What I find interesting is not where the dividing line falls between the players but that the comments are quite predictable from an academic standpoint. My Master’s research was heavily focused on Edward Said’s theory of Orientalism, which in a nut-shell says everything from the West is developed in a superior fashion, and everything from the East is undeveloped and in transition. When I look at the Crosby/Ovechkin debate I see the same thing. Crosby is sold as the quintessential Canadian hockey player (minus the rough and tumbleness) – clean-cut, modest, unassuming and a great teammate who elevates his team. On the other hand, Ovechkin is framed as the stereotypical Russian that follows in the footsteps of other greats such as Bure, Fedorov and Mogilny – a great individual player who makes the rules as he goes and is blessed with natural talent. Crosby’s talent is framed as the result of hard work and “proper teaching”, whereas Ovechkin’s talent is, in many ways, something he was born with. As highlighted by one particular comment:
Crosby is a much better team player, and will always be the best in the world. Ovechkin is a lazy and selfish, yet talented player and nothing more.

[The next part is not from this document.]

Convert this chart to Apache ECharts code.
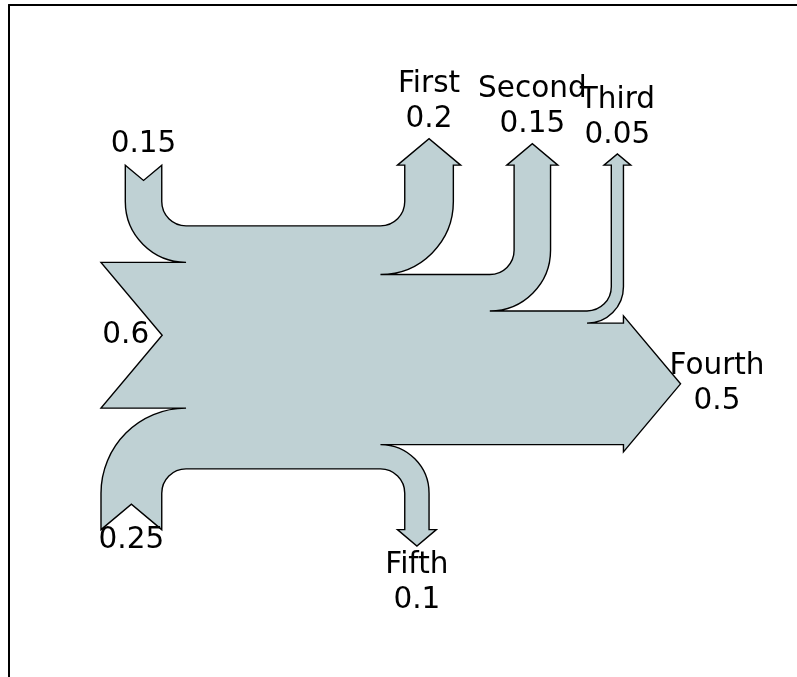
<!DOCTYPE html>
<html>
<head>
<meta charset="utf-8">
<script src="https://cdn.jsdelivr.net/npm/echarts@6/dist/echarts.min.js"></script>
<style>
html, body { margin: 0; padding: 0; background: #fff; }
#main { width: 797px; height: 677px; }
</style>
</head>
<body>
<div id="main"></div>
<script>
// flows of the diagram
var flows = [0.25, 0.15, 0.60, -0.20, -0.15, -0.05, -0.50, -0.10];
var labels = ['', '', '', 'First', 'Second', 'Third', 'Fourth', 'Fifth'];
var orientations = [-1, 1, 0, 1, 1, 1, 0, -1];

// sankey settings (defaults)
var gap = 0.25, radius = 0.1, shoulder = 0.03, offset = 0.15, margin = 0.4;
var headAngle = 100, trunklength = 1.0, pathlength = 0.25;
var pitch = Math.tan(Math.PI * (1 - headAngle / 180) / 2);
var RIGHT = 0, UP = 1, DOWN = 3;
var MOVETO = 1, LINETO = 2, CURVE4 = 4, CLOSEPOLY = 79;

// cubic approximation of a 90 deg arc
var ARC = [[1, 0], [1, 0.265114773], [0.894571235, 0.519642327],
    [0.707106781, 0.707106781], [0.519642327, 0.894571235],
    [0.265114773, 1], [0, 1]];

function arc(quadrant, cw, r, center) {
    var out = [];
    var rr = quadrant > 1 ? -r : r;
    ARC.forEach(function (v, k) {
        var p;
        if (quadrant == 0 || quadrant == 2) p = cw ? [v[0], v[1]] : [v[1], v[0]];
        else p = cw ? [-v[1], v[0]] : [-v[0], v[1]];
        out.push([k == 0 ? LINETO : CURVE4, [rr * p[0] + center[0], rr * p[1] + center[1]]]);
    });
    return out;
}

function last(path) { return path[path.length - 1][1]; }

function addInput(path, angle, flow, length) {
    var x = last(path)[0], y = last(path)[1];
    var dipdepth = (flow / 2) * pitch;
    var dip, labelLoc;
    if (angle == RIGHT) {
        x -= length;
        dip = [x + dipdepth, y + flow / 2];
        path.push([LINETO, [x, y]], [LINETO, dip], [LINETO, [x, y + flow]], [LINETO, [x + gap, y + flow]]);
        labelLoc = [dip[0] - offset, dip[1]];
    } else {
        x -= gap;
        var sign = angle == UP ? 1 : -1;
        dip = [x - flow / 2, y - sign * (length - dipdepth)];
        var quadrant = angle == DOWN ? 2 : 1;
        var c = [x + radius, y - sign * radius];
        path.push.apply(path, arc(quadrant, angle == UP, radius, c));
        path.push([LINETO, [x, y - sign * length]], [LINETO, dip], [LINETO, [x - flow, y - sign * length]]);
        path.push.apply(path, arc(quadrant, angle == DOWN, flow + radius, c));
        path.push([LINETO, [x - flow, y + sign * flow]]);
        labelLoc = [dip[0], dip[1] - sign * offset];
    }
    return labelLoc;
}

function addOutput(path, angle, flow, length) {
    var x = last(path)[0], y = last(path)[1];
    var tipheight = (shoulder - flow / 2) * pitch;
    var tip, labelLoc;
    if (angle == RIGHT) {
        x += length;
        tip = [x + tipheight, y + flow / 2];
        path.push([LINETO, [x, y]], [LINETO, [x, y + shoulder]], [LINETO, tip],
            [LINETO, [x, y - shoulder + flow]], [LINETO, [x, y + flow]], [LINETO, [x - gap, y + flow]]);
        labelLoc = [tip[0] + offset, tip[1]];
    } else {
        x += gap;
        var sign = angle == UP ? 1 : -1;
        var quadrant = angle == UP ? 3 : 0;
        tip = [x - flow / 2, y + sign * (length + tipheight)];
        var c = [x - radius, y + sign * radius];
        path.push.apply(path, arc(quadrant, angle == UP, radius, c));
        path.push([LINETO, [x, y + sign * length]], [LINETO, [x - shoulder, y + sign * length]],
            [LINETO, tip], [LINETO, [x + shoulder - flow, y + sign * length]],
            [LINETO, [x - flow, y + sign * length]]);
        path.push.apply(path, arc(quadrant, angle == DOWN, radius - flow, c));
        path.push([LINETO, [x - flow, y + sign * flow]]);
        labelLoc = [tip[0], tip[1] + sign * offset];
    }
    return labelLoc;
}

function revert(path) {
    var out = [], next = LINETO;
    for (var i = path.length - 1; i >= 0; i--) {
        out.push([next, path[i][1]]);
        next = path[i][0];
    }
    return out;
}

// build the outline
var n = flows.length;
var gain = 0, loss = 0;
flows.forEach(function (f) { if (f > 0) gain += f; else loss += f; });
var isInput = flows.map(function (f) { return f > 0; });
var angles = orientations.map(function (o, i) {
    if (o == 1) return isInput[i] ? DOWN : UP;
    if (o == 0) return RIGHT;
    return isInput[i] ? UP : DOWN;
});

// side flows get no extra length, top/bottom ones stack outwards
var lengths = angles.map(function () { return 0; });
var ul = pathlength, ur = pathlength, ll = pathlength, lr = pathlength;
for (var i = 0; i < n; i++) {
    if (angles[i] == DOWN && isInput[i]) { lengths[i] = ul; ul += flows[i]; }
    else if (angles[i] == UP && !isInput[i]) { lengths[i] = ur; ur -= flows[i]; }
}
for (var i = n - 1; i >= 0; i--) {
    if (angles[i] == UP && isInput[i]) { lengths[i] = ll; ll += flows[i]; }
    else if (angles[i] == DOWN && !isInput[i]) { lengths[i] = lr; lr -= flows[i]; }
}

var a = gap - trunklength / 2, b = trunklength / 2 - gap;
var urpath = [[MOVETO, [a, gain / 2]], [LINETO, [a / 2, gain / 2]], [CURVE4, [a / 8, gain / 2]],
    [CURVE4, [b / 8, -loss / 2]], [LINETO, [b / 2, -loss / 2]], [LINETO, [b, -loss / 2]]];
var llpath = [[LINETO, [b, loss / 2]], [LINETO, [b / 2, loss / 2]], [CURVE4, [b / 8, loss / 2]],
    [CURVE4, [a / 8, -gain / 2]], [LINETO, [a / 2, -gain / 2]], [LINETO, [a, -gain / 2]]];
var lrpath = [[LINETO, [b, loss / 2]]];
var ulpath = [[LINETO, [a, gain / 2]]];

var labelLocs = [];
for (var i = 0; i < n; i++) {
    if (angles[i] == DOWN && isInput[i]) labelLocs[i] = addInput(ulpath, DOWN, flows[i], lengths[i]);
    else if (angles[i] == UP && !isInput[i]) labelLocs[i] = addOutput(urpath, UP, flows[i], lengths[i]);
}
for (var i = n - 1; i >= 0; i--) {
    if (angles[i] == UP && isInput[i]) labelLocs[i] = addInput(llpath, UP, flows[i], lengths[i]);
    else if (angles[i] == DOWN && !isInput[i]) labelLocs[i] = addOutput(lrpath, DOWN, flows[i], lengths[i]);
}
var hasLeft = false;
for (var i = n - 1; i >= 0; i--) {
    if (angles[i] == RIGHT && isInput[i]) {
        if (!hasLeft) {
            if (last(llpath)[0] > last(ulpath)[0]) llpath.push([LINETO, [last(ulpath)[0], last(llpath)[1]]]);
            hasLeft = true;
        }
        labelLocs[i] = addInput(llpath, RIGHT, flows[i], lengths[i]);
    }
}
var hasRight = false;
for (var i = 0; i < n; i++) {
    if (angles[i] == RIGHT && !isInput[i]) {
        if (!hasRight) {
            if (last(urpath)[0] < last(lrpath)[0]) urpath.push([LINETO, [last(lrpath)[0], last(urpath)[1]]]);
            hasRight = true;
        }
        labelLocs[i] = addOutput(urpath, RIGHT, flows[i], lengths[i]);
    }
}
if (!hasLeft) { ulpath.pop(); llpath.pop(); }
if (!hasRight) { lrpath.pop(); urpath.pop(); }

var outline = urpath.concat(revert(lrpath), llpath, revert(ulpath), [[CLOSEPOLY, urpath[0][1]]]);

var labelTexts = flows.map(function (f, i) {
    var q = parseFloat(Math.abs(f).toPrecision(6)).toString();
    return labels[i] ? labels[i] + '\n' + q : q;
});

// extent of the drawing
var xs = outline.map(function (p) { return p[1][0]; }).concat(labelLocs.map(function (p) { return p[0]; }));
var ys = outline.map(function (p) { return p[1][1]; }).concat(labelLocs.map(function (p) { return p[1]; }));
var xMinE = Math.min.apply(null, xs), xMaxE = Math.max.apply(null, xs);
var yMax = Math.max.apply(null, ys) + margin;

// only the upper-left part of the axes fits in the window
var pxPerUnit = 243;
var gridLeft = 9, gridTop = 5;
var gridWidth = 797 - gridLeft, gridHeight = 677 - gridTop;
var xMin = (xMinE + xMaxE) / 2 - 400 / pxPerUnit;
var xMax = xMin + gridWidth / pxPerUnit;
var yMin = yMax - gridHeight / pxPerUnit;

var chart = echarts.init(document.getElementById('main'));

function renderItem(params, api) {
    var d = '';
    var i = 0;
    function pt(v) { var p = api.coord(v); return p[0].toFixed(2) + ' ' + p[1].toFixed(2) + ' '; }
    while (i < outline.length) {
        var code = outline[i][0];
        if (code == CURVE4) {
            d += 'C ' + pt(outline[i][1]) + pt(outline[i + 1][1]) + pt(outline[i + 2][1]);
            i += 3;
        } else if (code == CLOSEPOLY) {
            d += 'Z';
            i++;
        } else {
            d += (code == MOVETO ? 'M ' : 'L ') + pt(outline[i][1]);
            i++;
        }
    }
    var children = [{
        type: 'path',
        shape: { pathData: d },
        style: { fill: '#bfd1d4', stroke: '#000', lineWidth: 1.4, lineJoin: 'miter' }
    }];
    labelLocs.forEach(function (loc, k) {
        var p = api.coord(loc);
        children.push({
            type: 'text',
            x: p[0],
            y: p[1],
            style: {
                text: labelTexts[k],
                fill: '#000',
                fontSize: 29.5,
                fontFamily: '"DejaVu Sans"',
                align: 'center',
                verticalAlign: 'middle',
                lineHeight: 35
            }
        });
    });
    return { type: 'group', children: children };
}

var spine = { show: true, onZero: false, lineStyle: { color: '#000', width: 2 } };

var option = {
    backgroundColor: '#fff',
    animation: false,
    grid: {
        left: gridLeft,
        top: gridTop,
        width: gridWidth,
        height: gridHeight,
        show: false
    },
    xAxis: {
        type: 'value',
        position: 'top',
        min: xMin,
        max: xMax,
        axisLine: spine,
        axisTick: { show: false },
        axisLabel: { show: false },
        splitLine: { show: false }
    },
    yAxis: {
        type: 'value',
        position: 'left',
        min: yMin,
        max: yMax,
        axisLine: spine,
        axisTick: { show: false },
        axisLabel: { show: false },
        splitLine: { show: false }
    },
    series: [{
        type: 'custom',
        clip: false,
        data: [[0, 0]],
        renderItem: renderItem
    }]
};
chart.setOption(option);
</script>
</body>
</html>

Even Dan Rosen’s comment speaks volumes. Crosby is the nose-in-the-books student who stays up all night studying and ends up in a corner office and a power suit. Ovechkin is the big-man on campus who is the life of the party. Crosby as the movie star is definitely more aligned with the Cary Grant’s and Humphrey Bogart’s of old (possibly even a George Clooney) to Ovechkin’s Steven Tyler, Bono, or Elvis like persona. One is what we all wish our youth could be and the other is how we imagine “grown up” life would be like. Thus, as an example of Orientalism, Ovechkin has the potential for full development but Crosby is already there. It is another illustration of that from the West being “Best” and that from the East being, not necessarily least in the this case, but certainly the rival or the “Other.”
In conclusion, what I observe as the dividing line between those who cheer for Ovechkin and those who cheer for Crosby falls between where you find yourself on the spectrum of hockey progression/evolution/development. Crosby represents what hockey thinks it still is, a game immersed in a certain (and in many ways limited) understanding of honour and respect played by gentlemen. Ovechkin represents hockey of the 21st century. A game influenced by globalization that privileges neoliberalism and individual effort (mostly because flashy individuals make $$$ for all involved). In the days of Bure and Mogilny, the Russians were still seen as anomalies, they were the opposite side of the hockey coin. They brought flash to the Canadian substance and having five Russians on the same line was novel. However, a decade later, Ovechkin represents a true threat to hockey as we have known it, where having five Canadians on a line is now novel. The integration of European and former Soviet players has changed the game, whether for better or for worse is a different debate, but when people attribute Ovechkin’s skill to pure talent it is a defence mechanism used to chip away at the change that he represents. To say that Ovechkin has put in less practice time than Crosby belittles the European/Russian system of teaching and it is a common argument used against many athletes in different sports – North Americans work hard and earn their dues whereas those from overseas are blessed with talent (Similarly, literature on race articulates the same notion with white athletes positioned as hard workers and black athletes as naturally gifted. Think about the debate surrounding Peyton Manning vs. Cam Newton). Crosby represents what hockey is “supposed” to be, Ovechkin represents, perhaps, what hockey wants to be. As one commenter states:
If ovechkin was canadian, i truly believe that we wouldn’t talk about crosby the way we do now.
I agree, and think that Ovechkin would probably far outshine Crosby in the fame department if he were Canadian, mostly because Ovechkin fits better with the notion of hockey masculinity. However, that just shows you how flexible our loyalties can be and that this debate is heavily premised on cultural and political histories more so than flash versus substance.